16 mai, 2019 - 00:00 • Eunice Lourenço e Ana Maia (Público)
O presidente da Associação Portuguesa dos Administradores Hospitalares, Alexandre Lourenço, mostra-se preocupado com os últimos casos denunciados na Saúde e do ruído que se tem gerado em torno da Saúde. Numa entrevista conjunta ao Público e à Rádio Renascença, que vai esta quinta-feira para o ar às 13 horas, o responsável afirma a discussão sobre a nova Lei de Bases da Saúde não resolve os problemas dos portugueses.
Acha que a revisão da lei de bases pode ajudar à maior autonomia e a
mais investimento?
Os portugueses não conseguem entender esta discussão da Lei de Bases. Acho que
é uma questão mais política do que propriamente uma questão de resolução dos
problemas dos portugueses. Aliás, esta discussão da Lei de Bases não traz nada
de novo nem de concreto. Esta discussão não resolve problemas concretos dos
portugueses, que são quando não têm capacidade financeira para ir a uma
consulta ou quando vão a uma farmácia e não têm dinheiro para pagar
medicamentos. Sabemos que as despesas directas dos portugueses em saúde são
muito elevadas, chegam praticamente a um terço da despesa total em saúde, e a
Lei de Bases em si devia resolver e limitar os problemas do acesso a cuidados
de saúde.
O que tem estado mais no centro da discussão é a questão das
parcerias público-privadas (PPP). Qual é a sua posição?
A associação não tem nenhuma posição concreta sobre as PPP. Agora, parece-nos
claro que as PPP têm apresentado melhores resultados que os hospitais entidades
públicas empresariais (EPE). Isso decorre do facto de terem um elevado grau de
autonomia na gestão interna. Coisa que actualmente os hospitais de gestão
pública directa não têm e que se vêem limitados na sua capacidade.
Então a solução não será acabar com as PPP, mas aplicar os critérios
de autonomia das PPP à gestão pública.
Exactamente.
Como vê as denúncias relacionadas com o Hospital de Cascais, feitas
por actuais e antigos profissionais, da administração falsear dados clínicos,
em termos de sistema de triagem nas urgências e em termos de internamento,
valorizando sintomas que no momento não são importantes?
No caso do serviço de urgência, é com elevada preocupação que vimos esta peça.
Será importante ter todos os esclarecimentos, quer do conselho de administração
do hospital, quer o ministério público, quer da Inspecção-Geral das Actividades
em Saúde, e apurar todas as responsabilidades desse processo.
Este caso pode ter implicações num concurso futuro para aquele hospital?
Creio que devemos ter muito cuidado com o tipo de contratos e modelo de
pagamento que fazemos com os hospitais.
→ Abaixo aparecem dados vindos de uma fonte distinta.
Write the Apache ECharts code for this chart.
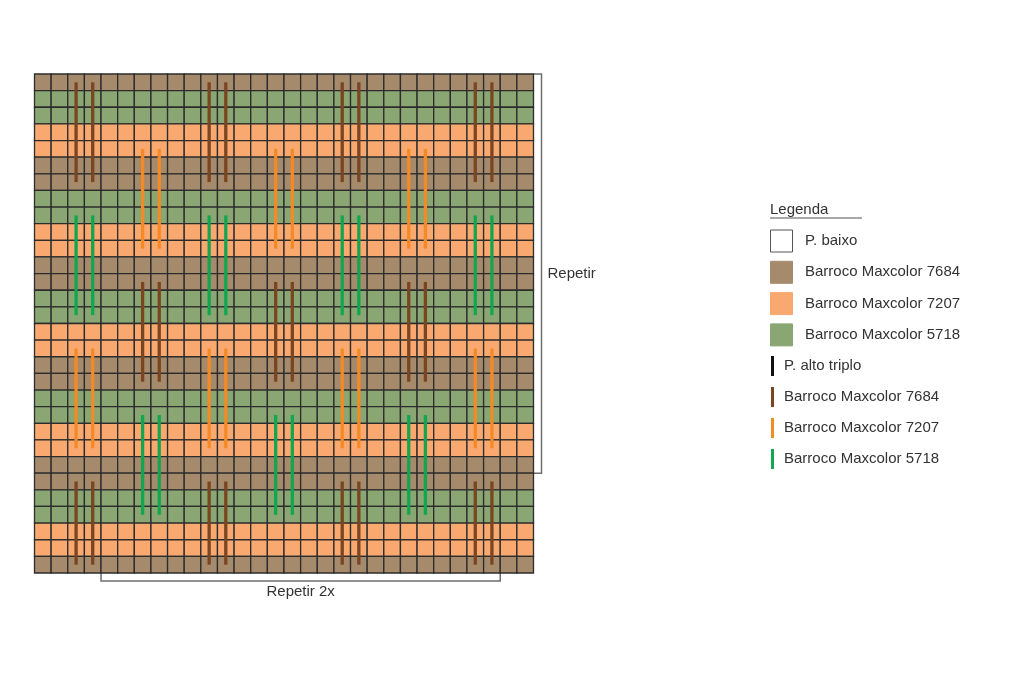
<!DOCTYPE html>
<html>
<head>
<meta charset="utf-8">
<title>Gráfico - Barroco Maxcolor</title>
<script src="https://cdn.jsdelivr.net/npm/echarts@6/dist/echarts.min.js"></script>
<style>
  html, body { margin: 0; padding: 0; background: #fff; }
  #chart { width: 1024px; height: 676px; }
</style>
</head>
<body>
<div id="chart"></div>
<script>
// cores dos fios (preenchimento das celulas e dos pontos altos)
var cellColors = { brown: '#a68a6c', orange: '#f9a970', green: '#8aa673' };
var stitchColors = { brown: '#7a4521', orange: '#f48a26', green: '#13a651' };

// cor de cada carreira, de cima para baixo (30 carreiras)
var rowColors = [
    'brown',
    'green', 'green', 'orange', 'orange', 'brown', 'brown',
    'green', 'green', 'orange', 'orange', 'brown', 'brown',
    'green', 'green', 'orange', 'orange', 'brown', 'brown',
    'green', 'green', 'orange', 'orange', 'brown', 'brown',
    'green', 'green', 'orange', 'orange',
    'brown'
];
var colCount = 30;

// pontos altos triplos: [coluna esquerda do par, carreira inicial, carreira final, cor]
var stitchPairs = [
    [2, 0.5, 6.5, 'brown'], [2, 8.5, 14.5, 'green'], [2, 16.5, 22.5, 'orange'], [2, 24.5, 29.5, 'brown'],
    [6, 4.5, 10.5, 'orange'], [6, 12.5, 18.5, 'brown'], [6, 20.5, 26.5, 'green'],
    [10, 0.5, 6.5, 'brown'], [10, 8.5, 14.5, 'green'], [10, 16.5, 22.5, 'orange'], [10, 24.5, 29.5, 'brown'],
    [14, 4.5, 10.5, 'orange'], [14, 12.5, 18.5, 'brown'], [14, 20.5, 26.5, 'green'],
    [18, 0.5, 6.5, 'brown'], [18, 8.5, 14.5, 'green'], [18, 16.5, 22.5, 'orange'], [18, 24.5, 29.5, 'brown'],
    [22, 4.5, 10.5, 'orange'], [22, 12.5, 18.5, 'brown'], [22, 20.5, 26.5, 'green'],
    [26, 0.5, 6.5, 'brown'], [26, 8.5, 14.5, 'green'], [26, 16.5, 22.5, 'orange'], [26, 24.5, 29.5, 'brown']
];

// repeticoes: carreiras e colunas marcadas pelos colchetes
var repeatRows = [0, 24];
var repeatCols = [4, 28];

// legenda
var legendFills = [
    { name: 'P. baixo', color: '#ffffff' },
    { name: 'Barroco Maxcolor 7684', color: cellColors.brown },
    { name: 'Barroco Maxcolor 7207', color: cellColors.orange },
    { name: 'Barroco Maxcolor 5718', color: cellColors.green }
];
var legendLines = [
    { name: 'P. alto triplo', color: '#111111' },
    { name: 'Barroco Maxcolor 7684', color: stitchColors.brown },
    { name: 'Barroco Maxcolor 7207', color: stitchColors.orange },
    { name: 'Barroco Maxcolor 5718', color: stitchColors.green }
];

var FONT = '"Liberation Sans", Arial, sans-serif';
var FS = '15px ';

// monta os dados das celulas
var cellData = [];
for (var r = 0; r < rowColors.length; r++) {
    for (var c = 0; c < colCount; c++) {
        cellData.push([c, r, rowColors[r]]);
    }
}
// cada par vira duas linhas verticais
var stitchData = [];
stitchPairs.forEach(function (p) {
    stitchData.push([p[0], p[1], p[2], p[3]]);
    stitchData.push([p[0] + 1, p[1], p[2], p[3]]);
});

var chart = echarts.init(document.getElementById('chart'));

var option = {
    backgroundColor: '#ffffff',
    animation: false,
    grid: { left: 34.5, top: 74, width: 499, height: 499 },
    xAxis: { type: 'value', min: 0, max: colCount, show: false },
    yAxis: { type: 'value', min: 0, max: rowColors.length, inverse: true, show: false },
    series: [{
        type: 'custom',
        name: 'celulas',
        data: cellData,
        silent: true,
        renderItem: function (params, api) {
            var col = api.value(0), row = api.value(1);
            var p0 = api.coord([col, row]);
            var p1 = api.coord([col + 1, row + 1]);
            return {
                type: 'rect',
                shape: { x: p0[0], y: p0[1], width: p1[0] - p0[0], height: p1[1] - p0[1] },
                style: { fill: cellColors[cellData[params.dataIndex][2]], stroke: '#2c2c2c', lineWidth: 1.3 }
            };
        }
    }, {
        type: 'custom',
        name: 'pontos',
        data: stitchData,
        silent: true,
        renderItem: function (params, api) {
            var col = api.value(0);
            var a = api.coord([col + 0.5, api.value(1)]);
            var b = api.coord([col + 0.5, api.value(2)]);
            return {
                type: 'line',
                shape: { x1: a[0], y1: a[1], x2: b[0], y2: b[1] },
                style: { stroke: stitchColors[stitchData[params.dataIndex][3]], lineWidth: 3.3 }
            };
        }
    }]
};
chart.setOption(option);

// colchetes de repeticao
var graphics = [];
var topR = chart.convertToPixel({ gridIndex: 0 }, [colCount, repeatRows[0]]);
var botR = chart.convertToPixel({ gridIndex: 0 }, [colCount, repeatRows[1]]);
var bx = topR[0] + 8;
graphics.push({
    type: 'polyline',
    shape: { points: [[topR[0], topR[1]], [bx, topR[1]], [bx, botR[1]], [botR[0], botR[1]]] },
    style: { stroke: '#6e6e6e', lineWidth: 1.5, fill: null }
});
graphics.push({
    type: 'text', x: bx + 6, y: (topR[1] + botR[1]) / 2,
    style: { text: 'Repetir', font: FS + FONT, fill: '#333333', textVerticalAlign: 'middle' }
});

var lc = chart.convertToPixel({ gridIndex: 0 }, [repeatCols[0], rowColors.length]);
var rc = chart.convertToPixel({ gridIndex: 0 }, [repeatCols[1], rowColors.length]);
var by = lc[1] + 8;
graphics.push({
    type: 'polyline',
    shape: { points: [[lc[0], lc[1]], [lc[0], by], [rc[0], by], [rc[0], rc[1]]] },
    style: { stroke: '#6e6e6e', lineWidth: 1.5, fill: null }
});
graphics.push({
    type: 'text', x: (lc[0] + rc[0]) / 2, y: by + 11,
    style: { text: 'Repetir 2x', font: FS + FONT, fill: '#333333', textAlign: 'center', textVerticalAlign: 'middle' }
});

// legenda
graphics.push({
    type: 'text', x: 770, y: 210,
    style: { text: 'Legenda', font: FS + FONT, fill: '#333333', textVerticalAlign: 'middle' }
});
graphics.push({
    type: 'line', shape: { x1: 770, y1: 218, x2: 862, y2: 218 },
    style: { stroke: '#555555', lineWidth: 1.2 }
});
legendFills.forEach(function (item, i) {
    var cy = 241 + i * 31.3;
    graphics.push({
        type: 'rect', shape: { x: 770.5, y: cy - 11, width: 22, height: 22 },
        style: { fill: item.color, stroke: i === 0 ? '#555555' : item.color, lineWidth: 1 }
    });
    graphics.push({
        type: 'text', x: 805, y: cy,
        style: { text: item.name, font: FS + FONT, fill: '#333333', textVerticalAlign: 'middle' }
    });
});
legendLines.forEach(function (item, i) {
    var cy = 366 + i * 31;
    graphics.push({
        type: 'line', shape: { x1: 772.5, y1: cy - 10, x2: 772.5, y2: cy + 10 },
        style: { stroke: item.color, lineWidth: 3 }
    });
    graphics.push({
        type: 'text', x: 784, y: cy,
        style: { text: item.name, font: FS + FONT, fill: '#333333', textVerticalAlign: 'middle' }
    });
});
chart.setOption({ graphic: graphics });
</script>
</body>
</html>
Este tipo de modelos, de fazer depender
de uma avaliação única o volume de pagamento que recebem — aliás, vimos isto no
caso da ADSE —, leva a comportamentos anómalos por parte dos prestadores.
E como explica situações, como outra que denunciada recentemente, de
casos de doentes do Algarve que não fizeram as análises necessárias no IPO de
Lisboa por falta de garantia de pagamento?
O conselho de administração do IPO de Lisboa veio prestar esclarecimentos sobre
isso. Não percebemos claramente o que sucedeu, mas existiu uma burocracia que
impediu os doentes de ter acesso a alguns exames complementares de diagnóstico.
Isso não deve ser tolerável no sistema de saúde e numa rede que é o SNS. Todas
as organizações devem funcionar em cooperação.
Tem conhecimento de mais casos?
Não conheço mais casos.
Isto não é um exemplo de como os hospitais estão tão pressionados
pelas questões financeiras que a burocracia de impõe?
Efectivamente são pressionados por questões financeiras. Agora, os doentes não
devem ter esse impacto no seu dia-a-dia. Deve existir um modelo de encontro de
contas entre estes hospitais para acertarem contas entre eles. A questão
financeira não pode ser um justificativo da limitação do acesso aos cuidados.
Como vê os últimos números da mortalidade infantil e materna? Há
falhas na cobertura de saúde?
Deveremos analisar caso a caso e perceber o que é que sucedeu em cada uma das
situações. Se ocorreram em maternidades públicas, se em privadas, se em
maternidades com menos de mil partos ou com mais de mil partos, que equipas
estavam disponíveis naquele momento, a que horas se realizaram aqueles partos e
apurar responsabilidades. É uma obrigação do Ministério da Saúde averiguar caso
a caso e o que esteve por trás de cada uma destas mortes, que são preocupantes.